◆ Supplied material:
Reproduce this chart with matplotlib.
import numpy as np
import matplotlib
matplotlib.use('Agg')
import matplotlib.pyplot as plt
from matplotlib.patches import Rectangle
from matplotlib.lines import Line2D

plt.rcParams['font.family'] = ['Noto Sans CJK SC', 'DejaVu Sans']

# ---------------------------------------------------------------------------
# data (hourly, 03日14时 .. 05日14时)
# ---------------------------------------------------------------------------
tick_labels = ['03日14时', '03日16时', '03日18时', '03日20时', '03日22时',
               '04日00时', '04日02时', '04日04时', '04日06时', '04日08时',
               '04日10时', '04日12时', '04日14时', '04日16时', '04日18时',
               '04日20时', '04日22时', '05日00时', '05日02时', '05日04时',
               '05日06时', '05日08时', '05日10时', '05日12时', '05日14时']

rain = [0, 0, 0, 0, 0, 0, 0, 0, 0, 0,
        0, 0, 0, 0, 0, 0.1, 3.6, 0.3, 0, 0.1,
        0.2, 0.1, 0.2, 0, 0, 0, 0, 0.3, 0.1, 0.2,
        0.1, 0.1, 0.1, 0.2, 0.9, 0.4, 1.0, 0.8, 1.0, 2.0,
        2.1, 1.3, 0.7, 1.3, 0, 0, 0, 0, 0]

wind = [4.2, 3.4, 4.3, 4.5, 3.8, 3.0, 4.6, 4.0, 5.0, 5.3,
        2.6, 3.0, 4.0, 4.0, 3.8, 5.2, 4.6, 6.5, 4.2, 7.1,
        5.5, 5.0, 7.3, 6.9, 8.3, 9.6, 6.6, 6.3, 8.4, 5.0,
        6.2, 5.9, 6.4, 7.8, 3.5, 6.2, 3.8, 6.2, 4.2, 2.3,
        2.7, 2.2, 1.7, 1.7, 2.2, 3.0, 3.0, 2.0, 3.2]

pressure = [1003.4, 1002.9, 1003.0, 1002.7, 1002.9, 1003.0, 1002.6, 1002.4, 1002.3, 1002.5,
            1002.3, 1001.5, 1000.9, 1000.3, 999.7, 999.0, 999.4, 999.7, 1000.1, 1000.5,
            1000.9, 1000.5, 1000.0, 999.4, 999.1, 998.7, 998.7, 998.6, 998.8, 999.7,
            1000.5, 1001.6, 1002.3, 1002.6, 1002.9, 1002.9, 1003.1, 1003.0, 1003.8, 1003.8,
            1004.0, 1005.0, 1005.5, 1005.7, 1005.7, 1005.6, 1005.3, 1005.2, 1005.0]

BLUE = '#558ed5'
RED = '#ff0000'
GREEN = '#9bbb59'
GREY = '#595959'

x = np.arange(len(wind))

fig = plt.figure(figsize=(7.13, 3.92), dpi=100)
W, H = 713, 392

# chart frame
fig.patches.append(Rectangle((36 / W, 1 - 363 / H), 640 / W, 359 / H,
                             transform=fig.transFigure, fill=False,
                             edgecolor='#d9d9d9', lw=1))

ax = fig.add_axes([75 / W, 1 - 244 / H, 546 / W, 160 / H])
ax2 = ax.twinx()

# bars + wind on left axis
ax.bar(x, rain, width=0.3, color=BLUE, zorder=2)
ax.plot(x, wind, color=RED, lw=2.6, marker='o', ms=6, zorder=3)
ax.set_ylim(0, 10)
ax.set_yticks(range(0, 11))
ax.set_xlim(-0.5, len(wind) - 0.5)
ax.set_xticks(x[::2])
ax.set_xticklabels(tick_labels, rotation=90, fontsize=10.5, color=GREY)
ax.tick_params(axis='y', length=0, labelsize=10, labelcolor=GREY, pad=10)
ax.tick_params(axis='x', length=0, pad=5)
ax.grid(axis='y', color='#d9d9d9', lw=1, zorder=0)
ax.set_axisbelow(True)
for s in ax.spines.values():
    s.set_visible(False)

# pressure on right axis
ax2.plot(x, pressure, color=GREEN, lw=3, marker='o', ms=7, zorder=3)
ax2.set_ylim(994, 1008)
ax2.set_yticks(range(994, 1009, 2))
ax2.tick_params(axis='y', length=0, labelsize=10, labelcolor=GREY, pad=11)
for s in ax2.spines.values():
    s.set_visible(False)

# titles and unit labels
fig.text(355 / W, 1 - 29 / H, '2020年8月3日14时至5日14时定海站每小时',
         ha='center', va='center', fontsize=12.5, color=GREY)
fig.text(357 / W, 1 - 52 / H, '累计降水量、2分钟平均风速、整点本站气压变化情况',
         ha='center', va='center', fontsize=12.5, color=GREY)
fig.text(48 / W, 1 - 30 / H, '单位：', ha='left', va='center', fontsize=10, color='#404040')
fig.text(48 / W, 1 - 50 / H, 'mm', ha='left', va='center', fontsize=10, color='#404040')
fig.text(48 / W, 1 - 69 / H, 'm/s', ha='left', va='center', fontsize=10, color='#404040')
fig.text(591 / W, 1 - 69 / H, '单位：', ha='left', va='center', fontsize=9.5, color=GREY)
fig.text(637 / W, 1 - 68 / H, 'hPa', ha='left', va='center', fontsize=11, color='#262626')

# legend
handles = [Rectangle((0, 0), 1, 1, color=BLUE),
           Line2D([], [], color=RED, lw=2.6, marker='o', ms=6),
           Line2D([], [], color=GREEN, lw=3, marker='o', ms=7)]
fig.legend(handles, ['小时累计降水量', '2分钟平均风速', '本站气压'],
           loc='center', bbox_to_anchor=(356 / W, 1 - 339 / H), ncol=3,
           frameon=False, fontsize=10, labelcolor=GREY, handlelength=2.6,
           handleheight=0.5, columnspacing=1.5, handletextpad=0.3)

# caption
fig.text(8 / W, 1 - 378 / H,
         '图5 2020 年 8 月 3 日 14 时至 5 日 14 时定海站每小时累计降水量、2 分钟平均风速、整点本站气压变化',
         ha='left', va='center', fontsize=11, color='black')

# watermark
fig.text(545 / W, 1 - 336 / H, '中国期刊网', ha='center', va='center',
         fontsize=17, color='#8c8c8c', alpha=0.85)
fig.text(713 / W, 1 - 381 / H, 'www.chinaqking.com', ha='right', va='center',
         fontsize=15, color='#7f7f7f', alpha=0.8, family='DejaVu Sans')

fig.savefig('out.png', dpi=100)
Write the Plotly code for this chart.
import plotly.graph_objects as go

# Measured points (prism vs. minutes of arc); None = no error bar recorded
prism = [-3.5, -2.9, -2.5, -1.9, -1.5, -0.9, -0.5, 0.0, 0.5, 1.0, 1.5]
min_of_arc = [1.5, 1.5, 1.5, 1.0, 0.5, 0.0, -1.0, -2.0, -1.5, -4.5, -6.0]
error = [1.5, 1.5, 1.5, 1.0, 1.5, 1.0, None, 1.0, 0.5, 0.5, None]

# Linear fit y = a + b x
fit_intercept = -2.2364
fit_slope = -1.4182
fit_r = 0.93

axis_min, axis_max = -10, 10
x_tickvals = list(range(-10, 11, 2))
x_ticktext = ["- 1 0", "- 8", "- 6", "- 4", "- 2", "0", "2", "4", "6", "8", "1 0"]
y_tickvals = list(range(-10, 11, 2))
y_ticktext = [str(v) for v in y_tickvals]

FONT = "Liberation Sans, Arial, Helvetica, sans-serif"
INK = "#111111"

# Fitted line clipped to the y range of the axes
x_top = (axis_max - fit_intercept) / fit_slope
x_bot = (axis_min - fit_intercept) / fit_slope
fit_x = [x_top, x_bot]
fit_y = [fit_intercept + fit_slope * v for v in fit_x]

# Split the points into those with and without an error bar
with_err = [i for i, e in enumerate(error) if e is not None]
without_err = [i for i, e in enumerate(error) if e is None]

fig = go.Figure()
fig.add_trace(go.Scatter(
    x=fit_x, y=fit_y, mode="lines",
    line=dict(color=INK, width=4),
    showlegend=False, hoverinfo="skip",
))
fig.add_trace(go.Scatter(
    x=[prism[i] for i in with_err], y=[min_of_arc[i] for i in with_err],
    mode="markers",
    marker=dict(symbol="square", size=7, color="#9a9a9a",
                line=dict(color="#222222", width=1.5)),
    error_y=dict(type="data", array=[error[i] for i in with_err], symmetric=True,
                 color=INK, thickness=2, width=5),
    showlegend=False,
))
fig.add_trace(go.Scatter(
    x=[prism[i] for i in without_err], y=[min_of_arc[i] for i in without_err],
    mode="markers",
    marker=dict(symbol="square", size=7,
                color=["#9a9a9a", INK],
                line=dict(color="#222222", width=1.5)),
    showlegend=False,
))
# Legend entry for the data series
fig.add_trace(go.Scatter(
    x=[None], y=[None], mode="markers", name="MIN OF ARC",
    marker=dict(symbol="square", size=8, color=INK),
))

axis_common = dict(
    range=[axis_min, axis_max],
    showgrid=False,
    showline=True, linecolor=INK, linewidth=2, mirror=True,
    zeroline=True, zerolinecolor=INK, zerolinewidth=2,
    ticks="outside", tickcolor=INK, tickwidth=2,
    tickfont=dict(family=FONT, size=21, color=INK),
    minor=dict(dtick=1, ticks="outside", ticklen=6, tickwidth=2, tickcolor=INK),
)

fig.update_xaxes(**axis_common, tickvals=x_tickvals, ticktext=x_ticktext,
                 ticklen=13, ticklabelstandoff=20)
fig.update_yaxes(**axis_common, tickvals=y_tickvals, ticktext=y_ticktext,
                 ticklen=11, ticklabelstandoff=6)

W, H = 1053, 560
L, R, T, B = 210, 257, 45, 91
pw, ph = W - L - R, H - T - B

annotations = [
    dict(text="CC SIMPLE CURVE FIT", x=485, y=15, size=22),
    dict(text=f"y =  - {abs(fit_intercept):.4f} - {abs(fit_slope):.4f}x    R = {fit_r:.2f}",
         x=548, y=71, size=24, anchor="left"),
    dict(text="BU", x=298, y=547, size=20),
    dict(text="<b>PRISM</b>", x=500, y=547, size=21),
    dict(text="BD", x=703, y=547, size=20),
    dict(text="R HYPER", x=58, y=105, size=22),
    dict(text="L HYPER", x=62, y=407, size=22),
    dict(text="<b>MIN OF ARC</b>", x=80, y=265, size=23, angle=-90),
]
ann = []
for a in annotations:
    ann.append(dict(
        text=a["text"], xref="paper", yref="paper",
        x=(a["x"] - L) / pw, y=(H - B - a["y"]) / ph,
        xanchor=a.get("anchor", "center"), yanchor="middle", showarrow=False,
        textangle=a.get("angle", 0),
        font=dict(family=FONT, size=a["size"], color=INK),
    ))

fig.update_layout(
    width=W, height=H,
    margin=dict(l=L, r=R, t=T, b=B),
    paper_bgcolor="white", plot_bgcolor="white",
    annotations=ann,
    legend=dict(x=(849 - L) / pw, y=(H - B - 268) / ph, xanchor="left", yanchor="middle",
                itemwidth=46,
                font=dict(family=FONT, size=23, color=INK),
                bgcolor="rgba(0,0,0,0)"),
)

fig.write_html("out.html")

◆ Given task:
Return exactly, please, the lines of the material from the first one down to and including the line where "plt.rcParams['font.family'] = ['Noto" appears.

◆ Exercise output:
Reproduce this chart with matplotlib.
import numpy as np
import matplotlib
matplotlib.use('Agg')
import matplotlib.pyplot as plt
from matplotlib.patches import Rectangle
from matplotlib.lines import Line2D

plt.rcParams['font.family'] = ['Noto Sans CJK SC', 'DejaVu Sans']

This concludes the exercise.